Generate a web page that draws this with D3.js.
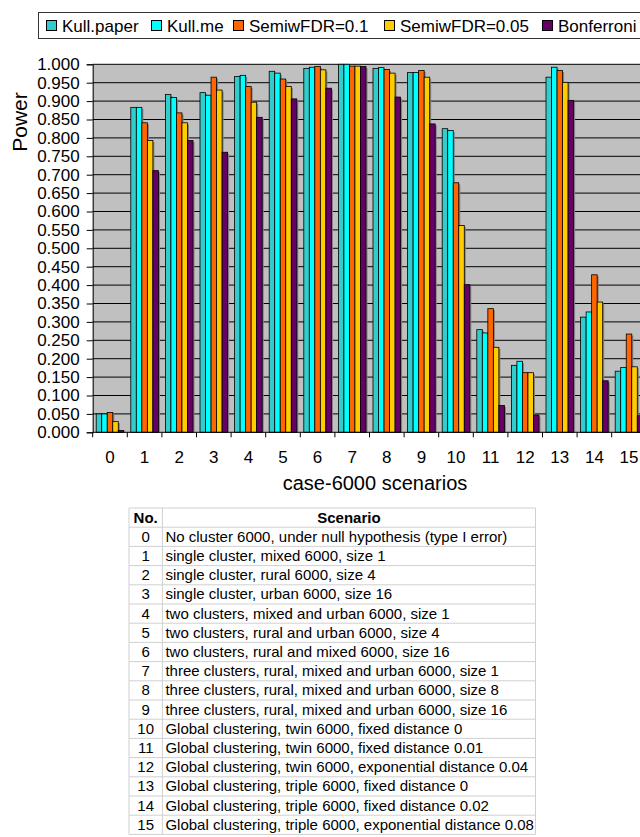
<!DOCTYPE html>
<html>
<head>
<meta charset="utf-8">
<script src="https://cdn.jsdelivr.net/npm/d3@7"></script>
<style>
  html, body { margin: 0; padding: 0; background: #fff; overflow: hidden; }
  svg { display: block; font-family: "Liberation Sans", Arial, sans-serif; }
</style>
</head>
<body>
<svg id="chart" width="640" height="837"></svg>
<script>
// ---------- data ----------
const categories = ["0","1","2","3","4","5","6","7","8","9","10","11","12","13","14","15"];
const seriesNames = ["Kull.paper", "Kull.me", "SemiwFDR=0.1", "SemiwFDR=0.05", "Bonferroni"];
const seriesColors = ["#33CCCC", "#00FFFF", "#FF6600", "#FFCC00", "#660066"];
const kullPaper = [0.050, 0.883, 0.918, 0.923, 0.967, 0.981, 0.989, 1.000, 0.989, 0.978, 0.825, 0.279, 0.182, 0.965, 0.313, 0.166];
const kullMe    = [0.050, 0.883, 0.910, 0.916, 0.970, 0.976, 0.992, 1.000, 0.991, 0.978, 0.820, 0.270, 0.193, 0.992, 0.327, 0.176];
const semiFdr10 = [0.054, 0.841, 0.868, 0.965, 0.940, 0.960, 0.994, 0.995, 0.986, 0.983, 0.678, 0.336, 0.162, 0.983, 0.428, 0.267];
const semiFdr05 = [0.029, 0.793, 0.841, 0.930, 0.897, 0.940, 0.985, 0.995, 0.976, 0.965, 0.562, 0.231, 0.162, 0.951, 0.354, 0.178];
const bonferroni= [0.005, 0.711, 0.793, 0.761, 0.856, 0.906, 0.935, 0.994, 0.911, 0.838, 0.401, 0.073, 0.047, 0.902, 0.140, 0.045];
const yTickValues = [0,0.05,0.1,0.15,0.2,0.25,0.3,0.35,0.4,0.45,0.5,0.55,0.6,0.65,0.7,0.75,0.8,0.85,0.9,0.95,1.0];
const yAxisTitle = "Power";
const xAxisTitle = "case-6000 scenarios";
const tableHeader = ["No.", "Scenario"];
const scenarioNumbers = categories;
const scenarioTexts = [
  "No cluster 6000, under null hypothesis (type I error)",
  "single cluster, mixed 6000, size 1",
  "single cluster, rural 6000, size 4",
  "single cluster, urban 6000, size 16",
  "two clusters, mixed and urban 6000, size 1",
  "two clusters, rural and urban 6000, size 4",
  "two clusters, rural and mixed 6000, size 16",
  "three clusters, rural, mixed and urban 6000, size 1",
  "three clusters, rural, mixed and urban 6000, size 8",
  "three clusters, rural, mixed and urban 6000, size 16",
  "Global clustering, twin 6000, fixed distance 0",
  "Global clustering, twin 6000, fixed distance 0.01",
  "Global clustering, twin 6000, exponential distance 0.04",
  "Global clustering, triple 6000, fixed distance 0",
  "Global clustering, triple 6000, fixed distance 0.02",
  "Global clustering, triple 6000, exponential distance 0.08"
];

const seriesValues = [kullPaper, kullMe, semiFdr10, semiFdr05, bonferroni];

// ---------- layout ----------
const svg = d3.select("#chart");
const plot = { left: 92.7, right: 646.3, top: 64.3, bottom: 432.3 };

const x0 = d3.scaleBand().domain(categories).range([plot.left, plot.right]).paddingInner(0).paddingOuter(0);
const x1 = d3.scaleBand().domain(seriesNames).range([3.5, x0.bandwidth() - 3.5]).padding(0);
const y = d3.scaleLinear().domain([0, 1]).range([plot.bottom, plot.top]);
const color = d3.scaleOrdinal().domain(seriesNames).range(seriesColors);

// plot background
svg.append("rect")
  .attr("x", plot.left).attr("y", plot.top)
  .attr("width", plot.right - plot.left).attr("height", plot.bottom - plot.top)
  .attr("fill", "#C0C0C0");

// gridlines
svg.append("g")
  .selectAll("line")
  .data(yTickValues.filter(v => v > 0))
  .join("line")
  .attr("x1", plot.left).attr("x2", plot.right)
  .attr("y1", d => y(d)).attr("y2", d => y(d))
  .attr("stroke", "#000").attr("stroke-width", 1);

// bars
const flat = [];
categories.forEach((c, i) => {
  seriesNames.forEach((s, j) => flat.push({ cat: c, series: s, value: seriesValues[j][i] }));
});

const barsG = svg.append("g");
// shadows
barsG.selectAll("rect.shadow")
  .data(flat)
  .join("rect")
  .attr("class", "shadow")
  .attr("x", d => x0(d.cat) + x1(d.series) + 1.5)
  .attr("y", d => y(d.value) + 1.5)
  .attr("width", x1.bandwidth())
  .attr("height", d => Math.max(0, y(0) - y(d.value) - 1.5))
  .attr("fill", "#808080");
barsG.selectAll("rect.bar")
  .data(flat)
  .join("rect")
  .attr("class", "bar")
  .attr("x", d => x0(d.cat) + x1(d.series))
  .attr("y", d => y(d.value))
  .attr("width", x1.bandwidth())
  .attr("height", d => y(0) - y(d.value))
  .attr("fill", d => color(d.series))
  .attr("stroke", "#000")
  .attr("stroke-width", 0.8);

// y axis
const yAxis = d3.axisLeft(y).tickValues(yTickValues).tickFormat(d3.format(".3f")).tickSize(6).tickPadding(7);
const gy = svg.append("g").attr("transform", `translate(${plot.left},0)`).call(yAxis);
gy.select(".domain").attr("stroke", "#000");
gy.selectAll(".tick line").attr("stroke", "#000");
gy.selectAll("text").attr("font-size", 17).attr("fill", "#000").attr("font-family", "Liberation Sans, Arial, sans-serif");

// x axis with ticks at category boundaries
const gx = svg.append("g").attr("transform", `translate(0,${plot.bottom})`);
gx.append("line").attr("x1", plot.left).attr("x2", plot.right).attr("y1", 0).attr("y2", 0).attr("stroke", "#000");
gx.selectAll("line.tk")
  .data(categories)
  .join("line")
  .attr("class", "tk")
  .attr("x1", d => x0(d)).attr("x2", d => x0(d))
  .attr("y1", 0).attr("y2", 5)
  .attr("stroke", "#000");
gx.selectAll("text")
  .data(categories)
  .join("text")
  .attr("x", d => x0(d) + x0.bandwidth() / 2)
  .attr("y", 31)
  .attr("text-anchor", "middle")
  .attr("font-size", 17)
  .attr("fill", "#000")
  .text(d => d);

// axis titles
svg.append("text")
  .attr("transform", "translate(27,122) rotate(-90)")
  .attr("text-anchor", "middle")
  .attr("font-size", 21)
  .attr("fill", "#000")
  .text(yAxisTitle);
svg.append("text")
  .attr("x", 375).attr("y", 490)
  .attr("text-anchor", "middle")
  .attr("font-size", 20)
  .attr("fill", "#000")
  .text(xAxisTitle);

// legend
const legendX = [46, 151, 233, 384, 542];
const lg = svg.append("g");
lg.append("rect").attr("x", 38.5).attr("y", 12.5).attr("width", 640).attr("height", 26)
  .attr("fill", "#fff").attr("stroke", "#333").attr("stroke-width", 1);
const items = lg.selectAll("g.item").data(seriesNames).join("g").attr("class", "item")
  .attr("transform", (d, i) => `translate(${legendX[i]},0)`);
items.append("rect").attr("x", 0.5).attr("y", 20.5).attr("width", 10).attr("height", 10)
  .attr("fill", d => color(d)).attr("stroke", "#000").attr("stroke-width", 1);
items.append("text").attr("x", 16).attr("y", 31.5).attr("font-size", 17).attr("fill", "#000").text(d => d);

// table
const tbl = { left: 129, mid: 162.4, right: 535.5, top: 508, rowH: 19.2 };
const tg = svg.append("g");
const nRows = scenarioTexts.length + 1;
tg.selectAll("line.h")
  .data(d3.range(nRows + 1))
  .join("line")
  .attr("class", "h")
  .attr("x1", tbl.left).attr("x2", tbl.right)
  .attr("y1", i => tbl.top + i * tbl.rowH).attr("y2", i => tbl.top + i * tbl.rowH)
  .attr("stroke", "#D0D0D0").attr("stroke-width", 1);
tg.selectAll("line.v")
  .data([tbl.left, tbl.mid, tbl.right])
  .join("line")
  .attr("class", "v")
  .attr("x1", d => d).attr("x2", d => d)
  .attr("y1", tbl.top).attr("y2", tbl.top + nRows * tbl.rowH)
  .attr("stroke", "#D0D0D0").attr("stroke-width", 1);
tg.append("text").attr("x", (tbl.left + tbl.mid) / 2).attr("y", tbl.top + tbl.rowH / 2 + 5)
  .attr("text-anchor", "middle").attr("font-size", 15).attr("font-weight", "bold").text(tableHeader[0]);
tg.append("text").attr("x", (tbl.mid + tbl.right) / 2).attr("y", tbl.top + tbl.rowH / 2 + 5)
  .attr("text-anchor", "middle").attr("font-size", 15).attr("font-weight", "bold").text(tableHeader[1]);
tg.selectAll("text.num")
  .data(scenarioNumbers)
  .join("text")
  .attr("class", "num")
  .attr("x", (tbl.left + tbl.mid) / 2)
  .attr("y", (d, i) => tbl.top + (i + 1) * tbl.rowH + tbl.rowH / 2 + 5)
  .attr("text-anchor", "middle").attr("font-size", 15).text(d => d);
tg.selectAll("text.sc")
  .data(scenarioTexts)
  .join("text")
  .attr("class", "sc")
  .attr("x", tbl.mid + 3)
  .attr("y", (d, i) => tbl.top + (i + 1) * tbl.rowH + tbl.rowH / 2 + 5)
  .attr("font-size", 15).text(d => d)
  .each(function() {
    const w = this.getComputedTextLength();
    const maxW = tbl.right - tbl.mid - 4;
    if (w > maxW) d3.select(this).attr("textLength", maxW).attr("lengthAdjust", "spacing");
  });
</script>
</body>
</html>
○ ○ ○ ○ ○ ○ ○
* SET EXERCISE: Pull out every line containing "with".

* SOLUTION FOR THIS TASK:
Generate a web page that draws this with D3.js.
// x axis with ticks at category boundaries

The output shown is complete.